Note - I have moved my efforts to hardlinkable
, which can be found as a
sibling repo to this one. It is written in Go, is a bit faster and has some
additional features compared to this version. -Chad Netzer
hardlinkable.py
is a tool to scan directories and report files that could be
hardlinked together because they have matching content, and (by default) other
criteria such as modification time, permissions and ownership. It can
optionally perform the linking as well, saving storage space (but by default,
it only reports information).
This version is faster, with more accurate reporting of results than the other variants that I have tried. It works by gathering full inode information before deciding what action (if any) to take. Using the full information allows it to produce exact reporting of what will happen, before any modifications occur. It also can use remembered file content digests to drastically shortcut the search time when looking for matching files, which leads to order-of-magnitude increases in speed under some circumstances.
It currently works with Python 3, as well as supporting Python 2 versions back to 2.3.

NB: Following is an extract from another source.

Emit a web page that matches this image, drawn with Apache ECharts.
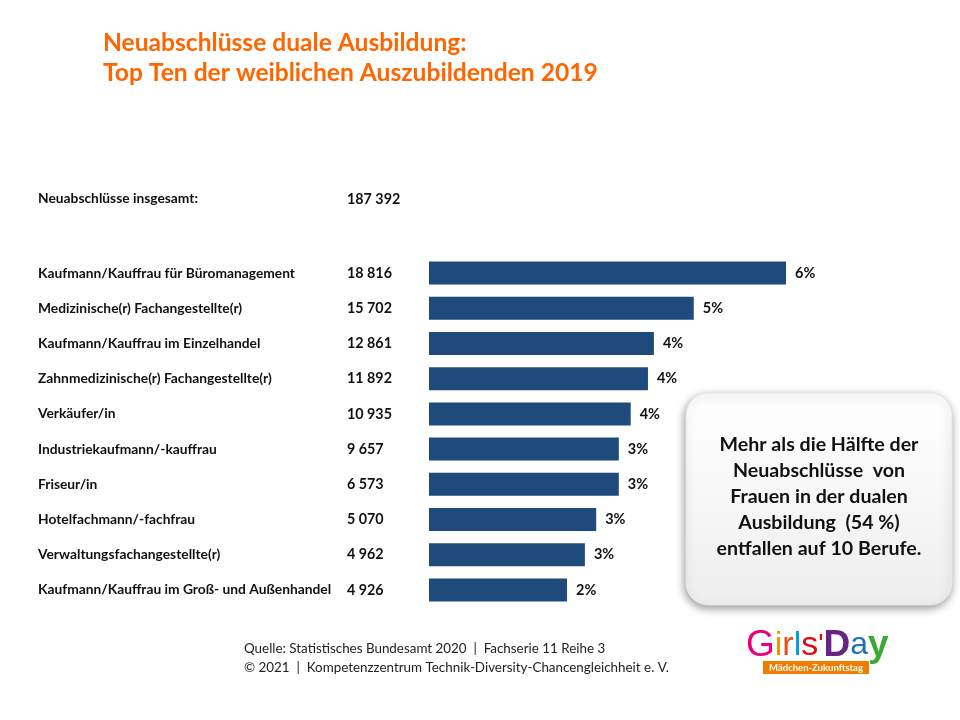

$ hardlinkable.py download_dirs
Hard linking statistics
-----------------------
Statistics reflect what would result if actual linking were enabled
Directories : 3748
Files : 89182
Consolidatable inodes : 10908
Hardlinkable files : 10908
Currently hardlinked bytes : 0 (0 bytes)
Additional linkable bytes : 259121960 (247.118 MiB)
Total hardlinkable bytes : 259121960 (247.118 MiB)
Total run time : 15.024 seconds
You can specify more verbosity to get a list of linkable files, and some additional stats:
$ hardlinkable.py -v download_dirs
Files that are hardlinkable
-----------------------
from: download_dir/bak1/some_image1.png
to: download_dir/bak2/some_image1.png
...
from: download_dir/fonts1/some_font.otf
to: download_dir/other_fonts1/some_font.otf
Hard linking statistics
-----------------------
Statistics reflect what would result if actual linking were enabled
Directories : 3748
Files : 89182
Consolidatable inodes : 10908
Hardlinkable files : 10908
Currently hardlinked bytes : 0 (0 bytes)
Additional linkable bytes : 259121960 (247.118 MiB)
Total hardlinkable bytes : 259121960 (247.118 MiB)
Total run time : 15.024 seconds
Comparisons : 29908
Inodes found : 89182
Current hardlinks : 0
Total old and new hardlinks: 10908
Total too small files : 71
Total remaining inodes : 78274
$ hardlinkable.py -h
Usage
=====
hardlinkable.py [options] directory [ directory ... ]
This is a tool to scan directories and report on the space that could be saved
by hard linking identical files. It can also perform the linking.
Options
=======
--version show program's version number and exit
--help, -h show this help message and exit
--no-stats, -q Do not print the statistics
--verbose, -v Increase verbosity level (Up to 3 times)
--enable-linking Perform the actual hardlinking
--no-progress Disable progress output while processing
--json Output results as JSON
File Matching
-------------
File content must always match exactly to be linkable. Use --content-only
with caution, as it can lead to surprising results, including files becoming
owned by another user.
--same-name, -f Filenames have to be identical
--ignore-perms, -p File permissions do not need to match
--ignore-time, -t File modification times do not need to match
--ignore-xattr Xattrs do not need to match
--min-size=SZ, -s SZ Minimum file size (default: 1)
--max-size=SZ, -S SZ Maximum file size (Can add 'k', 'm', etc.)
--content-only, -c Only file contents have to match
Name Matching (may specify multiple times)
------------------------------------------
--match=RE, -m RE Regular expression used to match files
--exclude=RE, -x RE Regular expression used to exclude files/dirs
This program is built on and evolved from hardlink.py (or hardlinkpy), which was originally written by John L. Villalovos (sodarock), and developed further by Antti Kaihola, Carl Henrik Lunde, Wolf Ó Spealáin, and others. It is able to calculate accurate statistics on how much space can be saved, without actually performing the linking.
This version is named hardlinkable.py
to indicate that, by default, it does
not perform any linking, and the user has to explicitly opt-in to having it
perform the linking step. This (to me) is the safer and more-sensible default;
it's not unusual to want to run it a few times with different options, and see
the results, before actually deciding whether to perform the linking.
Besides having more accurate statistics, this version can be significantly faster than other versions in certain circumstances, due to opportunistically keeping track of simple file content hashes as the inode hash comparison lists grow. It computes these content hashes at first only when comparing files (when the file data will be read anyway), to avoid unnecessary I/O. Using this data, and quick set operations, it can then drastically reduce the amount of file comparisons attempted as many files with similar inode attributes (ie. size, mtime) but different content are discovered.
Furthermore, because it gathers full inode/pathname information before attempting to optimize the link ordering, it also handles the "--same-name" option more accurately than many other versions (imo).
Certain features are optional depending on the available python packages, such as json and xattr support.